* [WHAT IS ASKED]:
From the first line of the listing below to the line with "Serif, Noto Sans", print each line exactly, and nothing more. Leave out the pictures.

-- BEGIN DATA LINES --

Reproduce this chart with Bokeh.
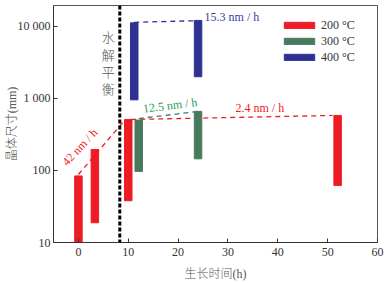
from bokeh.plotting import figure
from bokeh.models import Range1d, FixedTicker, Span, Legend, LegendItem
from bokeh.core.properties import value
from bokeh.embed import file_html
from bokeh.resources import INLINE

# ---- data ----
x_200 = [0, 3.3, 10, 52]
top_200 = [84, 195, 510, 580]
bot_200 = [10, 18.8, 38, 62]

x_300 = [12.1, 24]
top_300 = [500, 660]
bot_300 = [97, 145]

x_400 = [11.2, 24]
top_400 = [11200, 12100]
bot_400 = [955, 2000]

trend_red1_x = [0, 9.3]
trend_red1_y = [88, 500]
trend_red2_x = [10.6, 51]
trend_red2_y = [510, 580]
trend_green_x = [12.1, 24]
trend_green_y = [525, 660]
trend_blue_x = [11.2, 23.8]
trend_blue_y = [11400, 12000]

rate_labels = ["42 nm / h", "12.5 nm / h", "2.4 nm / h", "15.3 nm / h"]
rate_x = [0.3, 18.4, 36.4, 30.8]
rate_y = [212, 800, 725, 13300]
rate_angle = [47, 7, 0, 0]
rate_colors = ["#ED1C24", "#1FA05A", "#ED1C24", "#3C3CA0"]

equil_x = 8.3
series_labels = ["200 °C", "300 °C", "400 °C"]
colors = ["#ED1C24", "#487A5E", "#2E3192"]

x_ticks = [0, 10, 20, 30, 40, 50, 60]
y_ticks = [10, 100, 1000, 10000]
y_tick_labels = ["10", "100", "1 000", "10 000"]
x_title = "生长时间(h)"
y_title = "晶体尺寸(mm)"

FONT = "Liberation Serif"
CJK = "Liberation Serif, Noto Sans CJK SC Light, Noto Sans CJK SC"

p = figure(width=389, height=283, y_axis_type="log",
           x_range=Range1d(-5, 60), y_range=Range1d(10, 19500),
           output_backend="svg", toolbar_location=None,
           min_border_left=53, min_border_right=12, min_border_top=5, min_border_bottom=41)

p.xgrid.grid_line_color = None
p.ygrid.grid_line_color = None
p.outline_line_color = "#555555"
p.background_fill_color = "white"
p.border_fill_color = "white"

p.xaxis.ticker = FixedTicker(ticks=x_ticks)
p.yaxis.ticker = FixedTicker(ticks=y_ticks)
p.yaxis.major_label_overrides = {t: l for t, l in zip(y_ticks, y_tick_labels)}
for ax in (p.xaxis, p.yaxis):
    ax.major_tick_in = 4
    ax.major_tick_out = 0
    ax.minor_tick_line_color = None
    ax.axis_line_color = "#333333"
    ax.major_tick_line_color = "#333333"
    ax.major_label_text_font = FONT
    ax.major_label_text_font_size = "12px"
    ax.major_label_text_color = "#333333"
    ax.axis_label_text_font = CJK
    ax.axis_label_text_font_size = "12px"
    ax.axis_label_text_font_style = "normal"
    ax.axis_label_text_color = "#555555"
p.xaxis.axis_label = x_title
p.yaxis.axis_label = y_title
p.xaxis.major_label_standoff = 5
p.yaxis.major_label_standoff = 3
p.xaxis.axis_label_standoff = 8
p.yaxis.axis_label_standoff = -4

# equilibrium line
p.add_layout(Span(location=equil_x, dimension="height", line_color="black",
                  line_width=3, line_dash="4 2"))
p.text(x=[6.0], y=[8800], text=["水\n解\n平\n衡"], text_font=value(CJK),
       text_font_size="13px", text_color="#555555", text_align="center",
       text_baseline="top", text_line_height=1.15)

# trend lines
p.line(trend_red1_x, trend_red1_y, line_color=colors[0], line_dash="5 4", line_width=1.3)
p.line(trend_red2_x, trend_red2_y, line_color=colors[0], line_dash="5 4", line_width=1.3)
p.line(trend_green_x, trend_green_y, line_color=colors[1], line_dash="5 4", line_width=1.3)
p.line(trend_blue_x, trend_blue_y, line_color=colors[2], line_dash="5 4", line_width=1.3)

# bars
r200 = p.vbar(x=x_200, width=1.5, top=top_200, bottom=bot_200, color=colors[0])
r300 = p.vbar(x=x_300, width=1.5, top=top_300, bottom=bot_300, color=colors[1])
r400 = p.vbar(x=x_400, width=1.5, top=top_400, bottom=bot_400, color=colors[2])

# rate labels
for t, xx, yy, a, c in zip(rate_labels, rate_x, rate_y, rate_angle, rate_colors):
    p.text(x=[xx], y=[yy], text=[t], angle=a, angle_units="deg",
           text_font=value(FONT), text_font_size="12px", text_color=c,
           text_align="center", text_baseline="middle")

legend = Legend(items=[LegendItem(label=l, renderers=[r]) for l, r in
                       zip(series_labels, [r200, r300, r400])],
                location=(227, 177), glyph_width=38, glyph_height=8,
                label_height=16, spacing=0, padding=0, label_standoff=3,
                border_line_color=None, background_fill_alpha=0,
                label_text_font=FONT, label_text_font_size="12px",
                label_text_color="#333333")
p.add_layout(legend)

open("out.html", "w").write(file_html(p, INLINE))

-- END DATA LINES --

* [TASK OUTPUT]:
Reproduce this chart with Bokeh.
from bokeh.plotting import figure
from bokeh.models import Range1d, FixedTicker, Span, Legend, LegendItem
from bokeh.core.properties import value
from bokeh.embed import file_html
from bokeh.resources import INLINE

# ---- data ----
x_200 = [0, 3.3, 10, 52]
top_200 = [84, 195, 510, 580]
bot_200 = [10, 18.8, 38, 62]

x_300 = [12.1, 24]
top_300 = [500, 660]
bot_300 = [97, 145]

x_400 = [11.2, 24]
top_400 = [11200, 12100]
bot_400 = [955, 2000]

trend_red1_x = [0, 9.3]
trend_red1_y = [88, 500]
trend_red2_x = [10.6, 51]
trend_red2_y = [510, 580]
trend_green_x = [12.1, 24]
trend_green_y = [525, 660]
trend_blue_x = [11.2, 23.8]
trend_blue_y = [11400, 12000]

rate_labels = ["42 nm / h", "12.5 nm / h", "2.4 nm / h", "15.3 nm / h"]
rate_x = [0.3, 18.4, 36.4, 30.8]
rate_y = [212, 800, 725, 13300]
rate_angle = [47, 7, 0, 0]
rate_colors = ["#ED1C24", "#1FA05A", "#ED1C24", "#3C3CA0"]

equil_x = 8.3
series_labels = ["200 °C", "300 °C", "400 °C"]
colors = ["#ED1C24", "#487A5E", "#2E3192"]

x_ticks = [0, 10, 20, 30, 40, 50, 60]
y_ticks = [10, 100, 1000, 10000]
y_tick_labels = ["10", "100", "1 000", "10 000"]
x_title = "生长时间(h)"
y_title = "晶体尺寸(mm)"

FONT = "Liberation Serif"
CJK = "Liberation Serif, Noto Sans CJK SC Light, Noto Sans CJK SC"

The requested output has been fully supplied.